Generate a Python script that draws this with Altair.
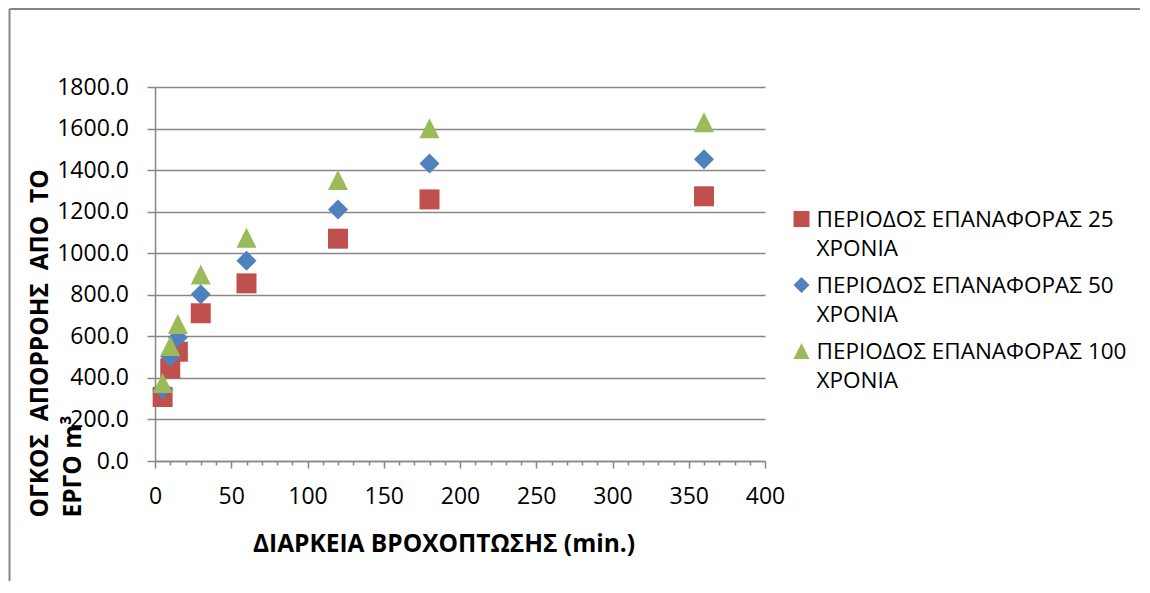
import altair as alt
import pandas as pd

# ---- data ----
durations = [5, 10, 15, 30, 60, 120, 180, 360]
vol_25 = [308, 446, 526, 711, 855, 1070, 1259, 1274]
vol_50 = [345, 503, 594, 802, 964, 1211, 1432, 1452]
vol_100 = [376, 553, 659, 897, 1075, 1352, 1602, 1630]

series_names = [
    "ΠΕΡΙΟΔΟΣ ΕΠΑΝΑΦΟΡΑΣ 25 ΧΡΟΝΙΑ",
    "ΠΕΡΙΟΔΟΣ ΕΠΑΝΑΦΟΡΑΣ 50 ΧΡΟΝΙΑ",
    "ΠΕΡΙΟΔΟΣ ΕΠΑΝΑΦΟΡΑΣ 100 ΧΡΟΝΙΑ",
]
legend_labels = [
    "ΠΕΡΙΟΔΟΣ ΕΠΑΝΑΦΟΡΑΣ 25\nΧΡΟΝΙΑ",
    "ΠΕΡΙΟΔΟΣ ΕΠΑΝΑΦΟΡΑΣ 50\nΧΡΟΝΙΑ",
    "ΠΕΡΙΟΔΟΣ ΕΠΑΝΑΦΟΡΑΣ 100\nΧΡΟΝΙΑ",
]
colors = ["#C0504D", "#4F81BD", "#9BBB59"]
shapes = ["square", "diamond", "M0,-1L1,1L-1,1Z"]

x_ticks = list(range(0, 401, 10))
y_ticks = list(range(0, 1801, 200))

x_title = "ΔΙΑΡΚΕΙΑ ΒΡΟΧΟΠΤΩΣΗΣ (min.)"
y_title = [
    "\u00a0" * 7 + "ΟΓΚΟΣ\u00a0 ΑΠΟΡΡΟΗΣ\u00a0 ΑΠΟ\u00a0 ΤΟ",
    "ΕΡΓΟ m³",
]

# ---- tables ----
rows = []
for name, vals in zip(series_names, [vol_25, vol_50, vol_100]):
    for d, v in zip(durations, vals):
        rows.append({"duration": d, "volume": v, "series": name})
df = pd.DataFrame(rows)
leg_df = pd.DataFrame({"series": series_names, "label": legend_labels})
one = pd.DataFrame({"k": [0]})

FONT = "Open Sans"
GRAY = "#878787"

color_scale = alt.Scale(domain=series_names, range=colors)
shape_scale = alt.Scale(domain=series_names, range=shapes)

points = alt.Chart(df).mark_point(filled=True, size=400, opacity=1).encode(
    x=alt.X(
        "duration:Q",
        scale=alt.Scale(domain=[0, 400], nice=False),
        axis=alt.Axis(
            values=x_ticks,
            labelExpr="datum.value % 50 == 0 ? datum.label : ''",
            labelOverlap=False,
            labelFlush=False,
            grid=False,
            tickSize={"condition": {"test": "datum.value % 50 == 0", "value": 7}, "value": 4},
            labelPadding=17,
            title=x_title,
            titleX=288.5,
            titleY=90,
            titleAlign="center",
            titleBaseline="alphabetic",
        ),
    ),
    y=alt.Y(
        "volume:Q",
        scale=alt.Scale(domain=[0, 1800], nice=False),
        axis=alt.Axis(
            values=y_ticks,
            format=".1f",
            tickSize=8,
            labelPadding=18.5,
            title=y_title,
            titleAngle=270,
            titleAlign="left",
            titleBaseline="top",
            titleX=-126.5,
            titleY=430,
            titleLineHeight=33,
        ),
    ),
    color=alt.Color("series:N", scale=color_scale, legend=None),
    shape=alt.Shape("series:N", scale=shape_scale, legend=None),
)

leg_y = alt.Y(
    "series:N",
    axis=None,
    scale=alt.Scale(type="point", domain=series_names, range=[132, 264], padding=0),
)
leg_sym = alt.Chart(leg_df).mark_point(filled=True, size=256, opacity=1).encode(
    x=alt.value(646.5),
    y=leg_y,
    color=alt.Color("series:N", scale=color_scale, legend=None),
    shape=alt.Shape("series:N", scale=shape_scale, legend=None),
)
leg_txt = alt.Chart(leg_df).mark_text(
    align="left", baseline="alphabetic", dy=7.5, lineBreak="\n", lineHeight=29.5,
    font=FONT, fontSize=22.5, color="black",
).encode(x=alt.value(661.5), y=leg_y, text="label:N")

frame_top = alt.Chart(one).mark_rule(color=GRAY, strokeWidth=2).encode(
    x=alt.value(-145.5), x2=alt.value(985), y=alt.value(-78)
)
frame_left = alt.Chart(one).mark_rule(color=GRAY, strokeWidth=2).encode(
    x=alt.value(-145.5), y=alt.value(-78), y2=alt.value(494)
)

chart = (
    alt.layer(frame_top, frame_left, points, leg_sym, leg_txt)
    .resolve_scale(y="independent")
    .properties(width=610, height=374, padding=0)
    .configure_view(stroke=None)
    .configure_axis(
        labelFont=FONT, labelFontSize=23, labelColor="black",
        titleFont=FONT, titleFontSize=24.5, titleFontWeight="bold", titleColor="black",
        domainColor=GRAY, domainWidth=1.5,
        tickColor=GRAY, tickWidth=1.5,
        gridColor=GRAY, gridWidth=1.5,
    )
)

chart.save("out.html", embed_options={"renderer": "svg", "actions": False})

=== STATED GOAL ===
Transcribe the material exactly, keeping every word and none of the pictures.

=== CORRECT OUTPUT ===
Generate a Python script that draws this with Altair.
import altair as alt
import pandas as pd

# ---- data ----
durations = [5, 10, 15, 30, 60, 120, 180, 360]
vol_25 = [308, 446, 526, 711, 855, 1070, 1259, 1274]
vol_50 = [345, 503, 594, 802, 964, 1211, 1432, 1452]
vol_100 = [376, 553, 659, 897, 1075, 1352, 1602, 1630]

series_names = [
    "ΠΕΡΙΟΔΟΣ ΕΠΑΝΑΦΟΡΑΣ 25 ΧΡΟΝΙΑ",
    "ΠΕΡΙΟΔΟΣ ΕΠΑΝΑΦΟΡΑΣ 50 ΧΡΟΝΙΑ",
    "ΠΕΡΙΟΔΟΣ ΕΠΑΝΑΦΟΡΑΣ 100 ΧΡΟΝΙΑ",
]
legend_labels = [
    "ΠΕΡΙΟΔΟΣ ΕΠΑΝΑΦΟΡΑΣ 25\nΧΡΟΝΙΑ",
    "ΠΕΡΙΟΔΟΣ ΕΠΑΝΑΦΟΡΑΣ 50\nΧΡΟΝΙΑ",
    "ΠΕΡΙΟΔΟΣ ΕΠΑΝΑΦΟΡΑΣ 100\nΧΡΟΝΙΑ",
]
colors = ["#C0504D", "#4F81BD", "#9BBB59"]
shapes = ["square", "diamond", "M0,-1L1,1L-1,1Z"]

x_ticks = list(range(0, 401, 10))
y_ticks = list(range(0, 1801, 200))

x_title = "ΔΙΑΡΚΕΙΑ ΒΡΟΧΟΠΤΩΣΗΣ (min.)"
y_title = [
    "\u00a0" * 7 + "ΟΓΚΟΣ\u00a0 ΑΠΟΡΡΟΗΣ\u00a0 ΑΠΟ\u00a0 ΤΟ",
    "ΕΡΓΟ m³",
]

# ---- tables ----
rows = []
for name, vals in zip(series_names, [vol_25, vol_50, vol_100]):
    for d, v in zip(durations, vals):
        rows.append({"duration": d, "volume": v, "series": name})
df = pd.DataFrame(rows)
leg_df = pd.DataFrame({"series": series_names, "label": legend_labels})
one = pd.DataFrame({"k": [0]})

FONT = "Open Sans"
GRAY = "#878787"

color_scale = alt.Scale(domain=series_names, range=colors)
shape_scale = alt.Scale(domain=series_names, range=shapes)

points = alt.Chart(df).mark_point(filled=True, size=400, opacity=1).encode(
    x=alt.X(
        "duration:Q",
        scale=alt.Scale(domain=[0, 400], nice=False),
        axis=alt.Axis(
            values=x_ticks,
            labelExpr="datum.value % 50 == 0 ? datum.label : ''",
            labelOverlap=False,
            labelFlush=False,
            grid=False,
            tickSize={"condition": {"test": "datum.value % 50 == 0", "value": 7}, "value": 4},
            labelPadding=17,
            title=x_title,
            titleX=288.5,
            titleY=90,
            titleAlign="center",
            titleBaseline="alphabetic",
        ),
    ),
    y=alt.Y(
        "volume:Q",
        scale=alt.Scale(domain=[0, 1800], nice=False),
        axis=alt.Axis(
            values=y_ticks,
            format=".1f",
            tickSize=8,
            labelPadding=18.5,
            title=y_title,
            titleAngle=270,
            titleAlign="left",
            titleBaseline="top",
            titleX=-126.5,
            titleY=430,
            titleLineHeight=33,
        ),
    ),
    color=alt.Color("series:N", scale=color_scale, legend=None),
    shape=alt.Shape("series:N", scale=shape_scale, legend=None),
)

leg_y = alt.Y(
    "series:N",
    axis=None,
    scale=alt.Scale(type="point", domain=series_names, range=[132, 264], padding=0),
)
leg_sym = alt.Chart(leg_df).mark_point(filled=True, size=256, opacity=1).encode(
    x=alt.value(646.5),
    y=leg_y,
    color=alt.Color("series:N", scale=color_scale, legend=None),
    shape=alt.Shape("series:N", scale=shape_scale, legend=None),
)
leg_txt = alt.Chart(leg_df).mark_text(
    align="left", baseline="alphabetic", dy=7.5, lineBreak="\n", lineHeight=29.5,
    font=FONT, fontSize=22.5, color="black",
).encode(x=alt.value(661.5), y=leg_y, text="label:N")

frame_top = alt.Chart(one).mark_rule(color=GRAY, strokeWidth=2).encode(
    x=alt.value(-145.5), x2=alt.value(985), y=alt.value(-78)
)
frame_left = alt.Chart(one).mark_rule(color=GRAY, strokeWidth=2).encode(
    x=alt.value(-145.5), y=alt.value(-78), y2=alt.value(494)
)

chart = (
    alt.layer(frame_top, frame_left, points, leg_sym, leg_txt)
    .resolve_scale(y="independent")
    .properties(width=610, height=374, padding=0)
    .configure_view(stroke=None)
    .configure_axis(
        labelFont=FONT, labelFontSize=23, labelColor="black",
        titleFont=FONT, titleFontSize=24.5, titleFontWeight="bold", titleColor="black",
        domainColor=GRAY, domainWidth=1.5,
        tickColor=GRAY, tickWidth=1.5,
        gridColor=GRAY, gridWidth=1.5,
    )
)

chart.save("out.html", embed_options={"renderer": "svg", "actions": False})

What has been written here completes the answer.